五火之法
The Five Methods of Fire Attack
孫子曰:凡火攻有五:一曰火人,二曰火積,三曰火輜,四曰火庫,五曰火隊。行火必有因,烟火必素具。發火有時,起火有日。時者,天之燥也。日者,月在箕、壁、翼、軫也。凡此四宿者,風起之日也。
Master Sun said: There are five methods of fire attack. The first is to burn personnel. The second is to burn stores. The third is to burn baggage trains. The fourth is to burn arsenals. The fifth is to burn formations.
To launch a fire attack, certain conditions must be met. Incendiary materials must be prepared in advance. There is a right season to start fires and a right day to raise them. The season is when the weather is dry. The day is when the moon passes through the constellations Ji, Bi, Yi, or Zhen. When the moon is in these four lunar mansions, it is a day when winds will rise.
Notes
The five fire targets (火人、火積、火輜、火庫、火隊) represent a systematic classification of incendiary warfare. 火人 targets enemy soldiers in their encampments; 火積 targets accumulated grain and provisions; 火輜 targets supply wagons and logistics; 火庫 targets weapons depots and storehouses; 火隊 targets troop formations in the field or their lines of communication.
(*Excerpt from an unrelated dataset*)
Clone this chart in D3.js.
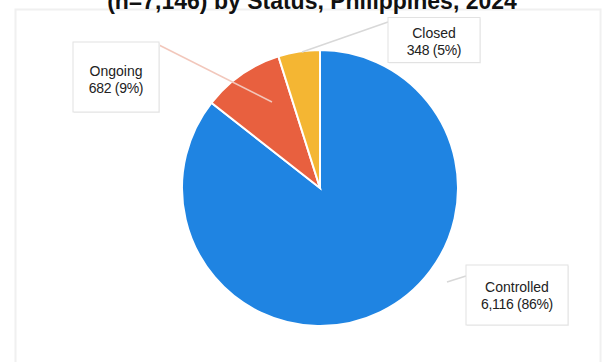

箕 (Ji), 壁 (Bi), 翼 (Yi), and 軫 (Zhen) are four of the twenty-eight lunar mansions (二十八宿) in Chinese astronomy. Traditional military theory held that when the moon occupied these positions, dry winds were likely. This reflects the integration of astronomical observation into ancient Chinese military planning.
行火必有因: 因 here means 'conditions' or 'agents' — some commentators read it as requiring human agents (inside men to start the fires), others as requiring favourable conditions. The translation preserves the ambiguity.